Start
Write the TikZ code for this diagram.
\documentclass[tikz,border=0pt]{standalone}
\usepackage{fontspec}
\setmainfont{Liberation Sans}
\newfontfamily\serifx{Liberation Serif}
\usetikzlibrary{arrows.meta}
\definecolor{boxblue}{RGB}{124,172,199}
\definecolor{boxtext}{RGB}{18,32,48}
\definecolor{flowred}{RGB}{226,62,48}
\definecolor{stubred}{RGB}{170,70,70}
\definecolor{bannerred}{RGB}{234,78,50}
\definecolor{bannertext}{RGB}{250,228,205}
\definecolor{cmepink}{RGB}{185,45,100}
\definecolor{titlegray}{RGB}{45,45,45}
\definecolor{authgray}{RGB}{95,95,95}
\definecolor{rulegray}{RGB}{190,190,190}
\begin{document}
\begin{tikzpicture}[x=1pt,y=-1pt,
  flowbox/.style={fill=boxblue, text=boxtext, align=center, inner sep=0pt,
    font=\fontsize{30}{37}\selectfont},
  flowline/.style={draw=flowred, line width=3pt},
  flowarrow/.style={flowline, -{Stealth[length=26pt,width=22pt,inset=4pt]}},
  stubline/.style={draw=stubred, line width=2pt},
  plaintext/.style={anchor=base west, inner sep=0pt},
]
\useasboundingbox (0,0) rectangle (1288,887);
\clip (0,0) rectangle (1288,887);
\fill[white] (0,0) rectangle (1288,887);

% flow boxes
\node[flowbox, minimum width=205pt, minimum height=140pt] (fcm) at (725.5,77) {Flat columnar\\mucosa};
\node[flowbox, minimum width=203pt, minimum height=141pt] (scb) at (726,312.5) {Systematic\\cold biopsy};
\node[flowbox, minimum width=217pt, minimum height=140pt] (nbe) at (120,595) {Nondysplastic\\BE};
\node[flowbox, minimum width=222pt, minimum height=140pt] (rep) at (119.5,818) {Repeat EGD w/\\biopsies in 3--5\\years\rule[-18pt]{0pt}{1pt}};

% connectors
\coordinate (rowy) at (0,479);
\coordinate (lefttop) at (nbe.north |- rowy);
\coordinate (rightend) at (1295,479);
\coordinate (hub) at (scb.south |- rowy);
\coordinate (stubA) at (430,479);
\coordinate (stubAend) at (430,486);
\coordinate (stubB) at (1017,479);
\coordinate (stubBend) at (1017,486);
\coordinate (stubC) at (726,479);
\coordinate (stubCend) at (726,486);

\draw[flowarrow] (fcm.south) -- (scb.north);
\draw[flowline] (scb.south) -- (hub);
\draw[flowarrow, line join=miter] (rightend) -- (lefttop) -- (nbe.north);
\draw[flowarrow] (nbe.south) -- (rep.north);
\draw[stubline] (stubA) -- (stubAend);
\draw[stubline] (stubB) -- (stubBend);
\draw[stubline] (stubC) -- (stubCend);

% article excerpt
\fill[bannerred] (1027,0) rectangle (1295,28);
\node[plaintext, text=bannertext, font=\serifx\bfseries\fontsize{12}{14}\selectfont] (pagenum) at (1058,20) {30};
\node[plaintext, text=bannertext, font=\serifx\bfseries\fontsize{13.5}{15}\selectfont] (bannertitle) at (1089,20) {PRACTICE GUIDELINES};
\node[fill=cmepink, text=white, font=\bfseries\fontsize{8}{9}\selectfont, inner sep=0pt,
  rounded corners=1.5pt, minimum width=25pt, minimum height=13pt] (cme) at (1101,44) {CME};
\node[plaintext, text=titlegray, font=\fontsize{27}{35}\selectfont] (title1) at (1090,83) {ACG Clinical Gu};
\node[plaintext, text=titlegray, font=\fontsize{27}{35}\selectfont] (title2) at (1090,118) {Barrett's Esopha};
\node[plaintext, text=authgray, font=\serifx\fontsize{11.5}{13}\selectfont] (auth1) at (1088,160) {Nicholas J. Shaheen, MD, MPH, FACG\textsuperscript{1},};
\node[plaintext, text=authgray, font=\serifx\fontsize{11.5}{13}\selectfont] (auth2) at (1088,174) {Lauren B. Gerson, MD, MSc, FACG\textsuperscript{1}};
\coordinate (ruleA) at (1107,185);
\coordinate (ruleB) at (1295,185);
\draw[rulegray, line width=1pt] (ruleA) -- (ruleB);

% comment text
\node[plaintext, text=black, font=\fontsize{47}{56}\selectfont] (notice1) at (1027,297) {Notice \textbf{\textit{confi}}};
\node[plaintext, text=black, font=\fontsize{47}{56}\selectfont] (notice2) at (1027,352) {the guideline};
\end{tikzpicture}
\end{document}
End
### TASK TO CARRY OUT:
Quote only the stretch of lines that starts the data above and ends with the line containing "(stubCend) at (726,486);", both included.

### ANSWER IN FULL:
Write the TikZ code for this diagram.
\documentclass[tikz,border=0pt]{standalone}
\usepackage{fontspec}
\setmainfont{Liberation Sans}
\newfontfamily\serifx{Liberation Serif}
\usetikzlibrary{arrows.meta}
\definecolor{boxblue}{RGB}{124,172,199}
\definecolor{boxtext}{RGB}{18,32,48}
\definecolor{flowred}{RGB}{226,62,48}
\definecolor{stubred}{RGB}{170,70,70}
\definecolor{bannerred}{RGB}{234,78,50}
\definecolor{bannertext}{RGB}{250,228,205}
\definecolor{cmepink}{RGB}{185,45,100}
\definecolor{titlegray}{RGB}{45,45,45}
\definecolor{authgray}{RGB}{95,95,95}
\definecolor{rulegray}{RGB}{190,190,190}
\begin{document}
\begin{tikzpicture}[x=1pt,y=-1pt,
  flowbox/.style={fill=boxblue, text=boxtext, align=center, inner sep=0pt,
    font=\fontsize{30}{37}\selectfont},
  flowline/.style={draw=flowred, line width=3pt},
  flowarrow/.style={flowline, -{Stealth[length=26pt,width=22pt,inset=4pt]}},
  stubline/.style={draw=stubred, line width=2pt},
  plaintext/.style={anchor=base west, inner sep=0pt},
]
\useasboundingbox (0,0) rectangle (1288,887);
\clip (0,0) rectangle (1288,887);
\fill[white] (0,0) rectangle (1288,887);

% flow boxes
\node[flowbox, minimum width=205pt, minimum height=140pt] (fcm) at (725.5,77) {Flat columnar\\mucosa};
\node[flowbox, minimum width=203pt, minimum height=141pt] (scb) at (726,312.5) {Systematic\\cold biopsy};
\node[flowbox, minimum width=217pt, minimum height=140pt] (nbe) at (120,595) {Nondysplastic\\BE};
\node[flowbox, minimum width=222pt, minimum height=140pt] (rep) at (119.5,818) {Repeat EGD w/\\biopsies in 3--5\\years\rule[-18pt]{0pt}{1pt}};

% connectors
\coordinate (rowy) at (0,479);
\coordinate (lefttop) at (nbe.north |- rowy);
\coordinate (rightend) at (1295,479);
\coordinate (hub) at (scb.south |- rowy);
\coordinate (stubA) at (430,479);
\coordinate (stubAend) at (430,486);
\coordinate (stubB) at (1017,479);
\coordinate (stubBend) at (1017,486);
\coordinate (stubC) at (726,479);
\coordinate (stubCend) at (726,486);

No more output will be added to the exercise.